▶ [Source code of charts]
>> START

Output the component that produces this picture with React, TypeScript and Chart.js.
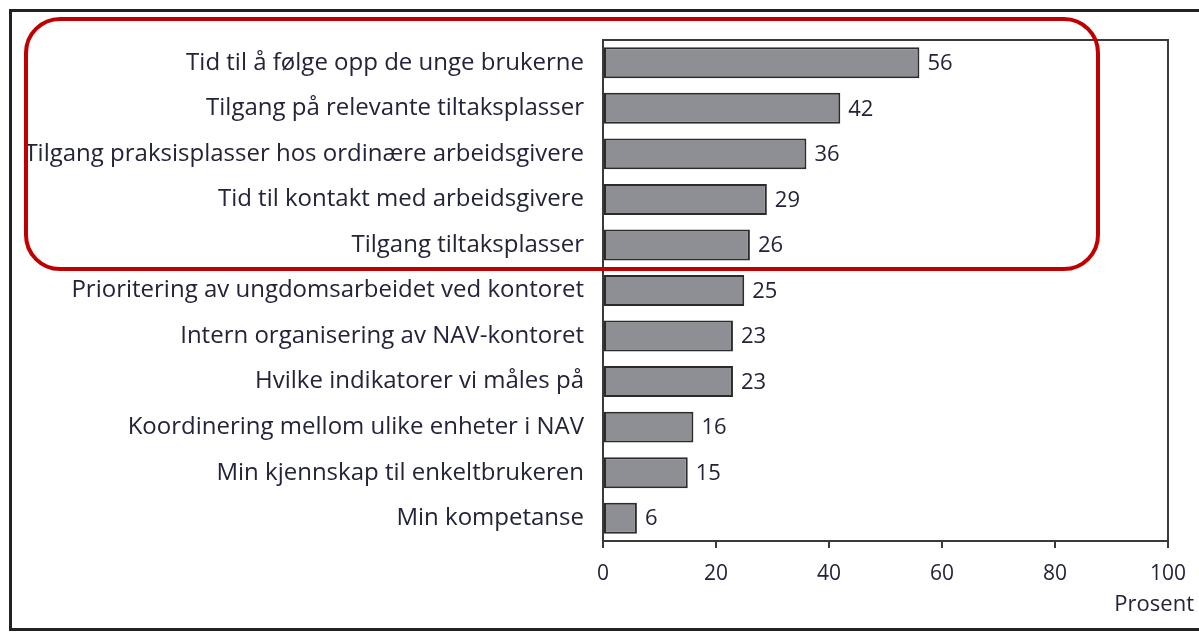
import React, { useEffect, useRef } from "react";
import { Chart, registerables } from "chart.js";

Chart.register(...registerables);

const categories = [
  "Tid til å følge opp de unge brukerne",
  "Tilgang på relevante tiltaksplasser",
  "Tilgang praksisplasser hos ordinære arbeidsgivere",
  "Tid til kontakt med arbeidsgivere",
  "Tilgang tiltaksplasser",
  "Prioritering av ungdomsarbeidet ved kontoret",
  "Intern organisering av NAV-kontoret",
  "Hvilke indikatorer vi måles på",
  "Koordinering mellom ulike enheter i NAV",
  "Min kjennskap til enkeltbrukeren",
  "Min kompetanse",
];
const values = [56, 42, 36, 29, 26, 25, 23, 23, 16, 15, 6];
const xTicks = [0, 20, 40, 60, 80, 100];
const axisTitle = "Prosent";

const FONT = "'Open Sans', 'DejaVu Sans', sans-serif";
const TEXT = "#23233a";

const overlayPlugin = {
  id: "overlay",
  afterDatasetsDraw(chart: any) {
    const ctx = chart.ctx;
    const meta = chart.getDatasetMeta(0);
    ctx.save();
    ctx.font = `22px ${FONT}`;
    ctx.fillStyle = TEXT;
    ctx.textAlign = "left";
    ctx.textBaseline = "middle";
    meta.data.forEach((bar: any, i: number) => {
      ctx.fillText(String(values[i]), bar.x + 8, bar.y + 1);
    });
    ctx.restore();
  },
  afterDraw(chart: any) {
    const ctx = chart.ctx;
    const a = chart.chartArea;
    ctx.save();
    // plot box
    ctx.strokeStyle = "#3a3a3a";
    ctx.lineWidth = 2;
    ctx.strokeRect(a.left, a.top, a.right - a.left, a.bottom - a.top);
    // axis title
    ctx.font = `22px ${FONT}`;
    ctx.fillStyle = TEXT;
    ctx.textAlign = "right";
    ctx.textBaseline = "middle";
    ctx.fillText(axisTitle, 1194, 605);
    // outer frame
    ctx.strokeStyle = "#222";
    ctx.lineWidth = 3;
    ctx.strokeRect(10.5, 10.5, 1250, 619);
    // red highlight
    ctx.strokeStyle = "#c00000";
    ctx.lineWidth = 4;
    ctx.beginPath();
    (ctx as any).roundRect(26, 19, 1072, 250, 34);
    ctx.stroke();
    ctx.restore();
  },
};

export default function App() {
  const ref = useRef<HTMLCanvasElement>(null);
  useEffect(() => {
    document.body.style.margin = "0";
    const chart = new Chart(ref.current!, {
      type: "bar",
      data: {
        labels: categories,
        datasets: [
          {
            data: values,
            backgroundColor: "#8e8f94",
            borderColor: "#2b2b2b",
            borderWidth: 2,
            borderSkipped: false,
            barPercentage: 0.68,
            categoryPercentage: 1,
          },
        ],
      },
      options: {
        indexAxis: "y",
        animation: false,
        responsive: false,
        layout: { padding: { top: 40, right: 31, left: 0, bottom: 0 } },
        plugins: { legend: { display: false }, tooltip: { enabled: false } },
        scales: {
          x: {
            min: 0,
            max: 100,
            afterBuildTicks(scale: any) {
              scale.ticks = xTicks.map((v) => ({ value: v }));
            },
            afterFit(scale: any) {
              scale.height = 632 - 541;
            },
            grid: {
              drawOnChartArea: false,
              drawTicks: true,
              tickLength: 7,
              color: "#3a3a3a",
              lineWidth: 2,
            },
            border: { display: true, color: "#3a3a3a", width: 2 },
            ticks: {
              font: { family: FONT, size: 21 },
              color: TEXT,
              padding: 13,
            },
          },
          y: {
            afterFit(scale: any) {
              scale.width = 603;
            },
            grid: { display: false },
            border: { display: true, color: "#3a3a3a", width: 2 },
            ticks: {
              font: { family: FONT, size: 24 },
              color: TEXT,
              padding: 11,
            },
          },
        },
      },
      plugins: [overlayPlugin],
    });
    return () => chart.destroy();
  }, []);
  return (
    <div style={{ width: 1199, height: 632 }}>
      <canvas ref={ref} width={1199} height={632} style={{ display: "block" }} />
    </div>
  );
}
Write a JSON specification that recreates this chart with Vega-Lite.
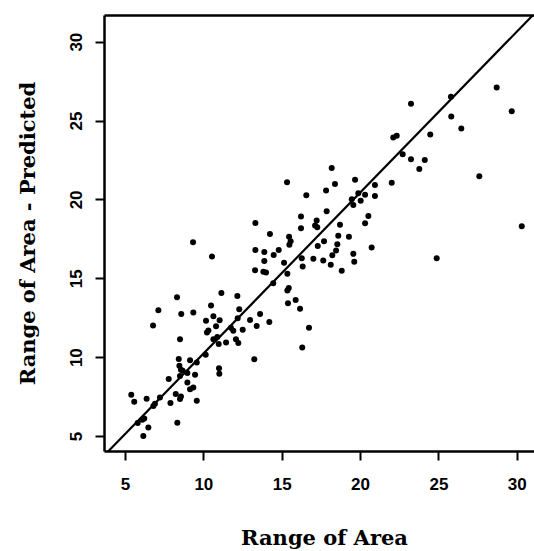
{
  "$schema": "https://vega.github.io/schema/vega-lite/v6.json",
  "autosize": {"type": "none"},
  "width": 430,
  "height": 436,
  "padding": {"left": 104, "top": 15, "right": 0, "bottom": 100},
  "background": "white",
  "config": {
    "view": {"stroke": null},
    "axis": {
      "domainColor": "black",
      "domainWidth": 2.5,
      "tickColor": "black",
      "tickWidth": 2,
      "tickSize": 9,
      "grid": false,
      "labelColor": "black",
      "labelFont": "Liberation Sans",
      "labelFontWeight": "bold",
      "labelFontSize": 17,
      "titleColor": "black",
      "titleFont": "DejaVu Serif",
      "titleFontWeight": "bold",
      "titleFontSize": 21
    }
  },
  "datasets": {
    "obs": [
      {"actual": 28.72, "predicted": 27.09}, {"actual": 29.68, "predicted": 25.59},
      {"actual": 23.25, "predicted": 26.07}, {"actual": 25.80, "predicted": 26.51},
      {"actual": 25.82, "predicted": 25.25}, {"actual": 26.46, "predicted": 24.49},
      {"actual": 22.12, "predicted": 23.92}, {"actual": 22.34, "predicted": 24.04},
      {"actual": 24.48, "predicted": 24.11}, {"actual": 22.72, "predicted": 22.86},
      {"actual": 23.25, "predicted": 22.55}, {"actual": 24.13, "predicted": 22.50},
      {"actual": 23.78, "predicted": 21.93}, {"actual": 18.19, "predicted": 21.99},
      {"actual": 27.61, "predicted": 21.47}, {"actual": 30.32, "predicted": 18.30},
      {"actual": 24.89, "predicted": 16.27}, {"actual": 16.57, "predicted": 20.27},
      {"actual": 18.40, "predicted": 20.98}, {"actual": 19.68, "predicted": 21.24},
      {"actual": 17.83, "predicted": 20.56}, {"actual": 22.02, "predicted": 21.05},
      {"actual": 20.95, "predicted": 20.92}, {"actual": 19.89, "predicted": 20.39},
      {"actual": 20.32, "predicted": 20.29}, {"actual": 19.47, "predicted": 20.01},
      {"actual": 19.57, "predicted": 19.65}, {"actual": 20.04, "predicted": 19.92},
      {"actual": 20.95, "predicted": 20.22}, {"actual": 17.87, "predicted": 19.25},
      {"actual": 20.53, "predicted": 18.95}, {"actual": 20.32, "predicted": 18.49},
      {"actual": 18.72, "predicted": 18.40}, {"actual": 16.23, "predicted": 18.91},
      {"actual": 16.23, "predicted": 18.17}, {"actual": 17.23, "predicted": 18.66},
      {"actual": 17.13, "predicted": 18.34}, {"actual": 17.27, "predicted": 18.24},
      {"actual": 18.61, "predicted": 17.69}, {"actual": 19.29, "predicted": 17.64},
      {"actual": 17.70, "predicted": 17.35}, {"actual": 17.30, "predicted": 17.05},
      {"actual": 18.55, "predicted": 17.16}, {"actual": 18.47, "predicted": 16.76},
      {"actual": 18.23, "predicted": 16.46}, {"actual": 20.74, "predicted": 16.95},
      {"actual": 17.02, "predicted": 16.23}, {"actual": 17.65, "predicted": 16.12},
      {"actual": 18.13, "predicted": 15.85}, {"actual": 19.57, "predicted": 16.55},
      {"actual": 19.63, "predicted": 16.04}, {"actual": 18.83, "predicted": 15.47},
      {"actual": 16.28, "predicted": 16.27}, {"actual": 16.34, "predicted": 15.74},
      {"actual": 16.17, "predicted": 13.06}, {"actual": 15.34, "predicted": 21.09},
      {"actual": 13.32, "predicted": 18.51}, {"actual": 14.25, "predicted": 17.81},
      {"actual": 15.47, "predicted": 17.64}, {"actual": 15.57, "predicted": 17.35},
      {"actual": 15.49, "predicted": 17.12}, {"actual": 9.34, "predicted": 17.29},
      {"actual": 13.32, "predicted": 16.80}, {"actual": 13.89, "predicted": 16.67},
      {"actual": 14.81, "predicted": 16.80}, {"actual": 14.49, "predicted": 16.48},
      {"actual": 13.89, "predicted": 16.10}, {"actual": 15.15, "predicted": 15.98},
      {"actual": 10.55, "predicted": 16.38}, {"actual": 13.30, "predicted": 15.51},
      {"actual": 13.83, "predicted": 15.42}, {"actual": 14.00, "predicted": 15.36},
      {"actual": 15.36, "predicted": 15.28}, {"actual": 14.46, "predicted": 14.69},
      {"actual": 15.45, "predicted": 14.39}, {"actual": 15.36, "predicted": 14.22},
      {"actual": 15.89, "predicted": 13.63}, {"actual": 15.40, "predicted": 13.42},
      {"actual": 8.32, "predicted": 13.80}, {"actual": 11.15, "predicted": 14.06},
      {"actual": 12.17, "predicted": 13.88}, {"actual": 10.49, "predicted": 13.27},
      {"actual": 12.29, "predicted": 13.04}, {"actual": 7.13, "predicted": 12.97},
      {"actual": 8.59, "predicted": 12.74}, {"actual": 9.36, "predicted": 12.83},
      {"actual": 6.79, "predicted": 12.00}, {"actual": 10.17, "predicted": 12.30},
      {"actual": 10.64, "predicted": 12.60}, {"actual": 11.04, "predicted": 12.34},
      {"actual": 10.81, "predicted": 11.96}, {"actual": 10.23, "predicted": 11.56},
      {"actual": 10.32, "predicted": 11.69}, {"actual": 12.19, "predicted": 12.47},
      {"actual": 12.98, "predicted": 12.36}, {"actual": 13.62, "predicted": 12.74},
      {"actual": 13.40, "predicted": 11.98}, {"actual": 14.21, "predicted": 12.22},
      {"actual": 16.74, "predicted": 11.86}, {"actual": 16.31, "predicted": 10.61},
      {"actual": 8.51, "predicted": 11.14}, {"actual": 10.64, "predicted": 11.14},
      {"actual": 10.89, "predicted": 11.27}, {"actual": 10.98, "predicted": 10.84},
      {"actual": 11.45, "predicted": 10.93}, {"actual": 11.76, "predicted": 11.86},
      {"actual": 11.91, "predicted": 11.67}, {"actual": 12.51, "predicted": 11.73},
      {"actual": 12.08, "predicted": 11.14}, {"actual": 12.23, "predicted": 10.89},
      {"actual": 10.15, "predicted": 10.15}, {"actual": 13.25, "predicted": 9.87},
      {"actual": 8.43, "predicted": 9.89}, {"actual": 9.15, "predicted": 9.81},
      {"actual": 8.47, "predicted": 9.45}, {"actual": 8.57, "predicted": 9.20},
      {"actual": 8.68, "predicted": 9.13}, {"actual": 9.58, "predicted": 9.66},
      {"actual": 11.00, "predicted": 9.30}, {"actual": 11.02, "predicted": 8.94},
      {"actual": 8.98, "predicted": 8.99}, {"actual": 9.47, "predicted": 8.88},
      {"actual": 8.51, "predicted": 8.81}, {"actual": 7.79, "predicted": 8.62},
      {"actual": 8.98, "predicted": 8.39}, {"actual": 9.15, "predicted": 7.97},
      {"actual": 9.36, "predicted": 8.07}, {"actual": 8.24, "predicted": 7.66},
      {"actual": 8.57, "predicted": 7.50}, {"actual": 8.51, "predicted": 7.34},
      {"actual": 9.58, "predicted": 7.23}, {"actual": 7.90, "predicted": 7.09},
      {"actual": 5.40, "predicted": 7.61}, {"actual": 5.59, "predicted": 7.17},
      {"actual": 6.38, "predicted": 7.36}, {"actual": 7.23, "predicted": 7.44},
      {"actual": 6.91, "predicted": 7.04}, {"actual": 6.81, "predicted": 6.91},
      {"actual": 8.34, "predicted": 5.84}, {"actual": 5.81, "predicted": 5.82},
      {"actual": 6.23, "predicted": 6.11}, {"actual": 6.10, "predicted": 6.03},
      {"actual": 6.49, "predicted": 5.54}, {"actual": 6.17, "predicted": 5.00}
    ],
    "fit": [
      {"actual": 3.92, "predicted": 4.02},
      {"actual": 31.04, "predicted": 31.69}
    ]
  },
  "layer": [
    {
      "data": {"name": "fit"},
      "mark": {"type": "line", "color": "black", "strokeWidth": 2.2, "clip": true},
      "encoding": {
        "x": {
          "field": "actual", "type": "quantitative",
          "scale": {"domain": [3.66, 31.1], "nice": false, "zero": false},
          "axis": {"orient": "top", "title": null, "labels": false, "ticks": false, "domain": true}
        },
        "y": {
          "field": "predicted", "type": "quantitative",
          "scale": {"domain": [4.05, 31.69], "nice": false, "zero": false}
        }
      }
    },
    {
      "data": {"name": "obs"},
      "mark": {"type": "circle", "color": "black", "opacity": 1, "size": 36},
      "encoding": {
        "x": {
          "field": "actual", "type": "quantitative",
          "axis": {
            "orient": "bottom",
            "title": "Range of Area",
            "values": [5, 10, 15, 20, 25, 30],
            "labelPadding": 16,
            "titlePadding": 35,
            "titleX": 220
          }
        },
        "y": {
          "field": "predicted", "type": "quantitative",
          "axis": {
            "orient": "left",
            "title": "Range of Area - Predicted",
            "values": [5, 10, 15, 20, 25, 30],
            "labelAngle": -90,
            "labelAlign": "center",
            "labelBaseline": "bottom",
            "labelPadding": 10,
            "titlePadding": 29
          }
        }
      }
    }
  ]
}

>> END

▶ [Short task] Pictures stay out. Print the data exactly, from its first line through the line containing "Chart.register(...registerables);".

▶ [Exercise answer]
Output the component that produces this picture with React, TypeScript and Chart.js.
import React, { useEffect, useRef } from "react";
import { Chart, registerables } from "chart.js";

Chart.register(...registerables);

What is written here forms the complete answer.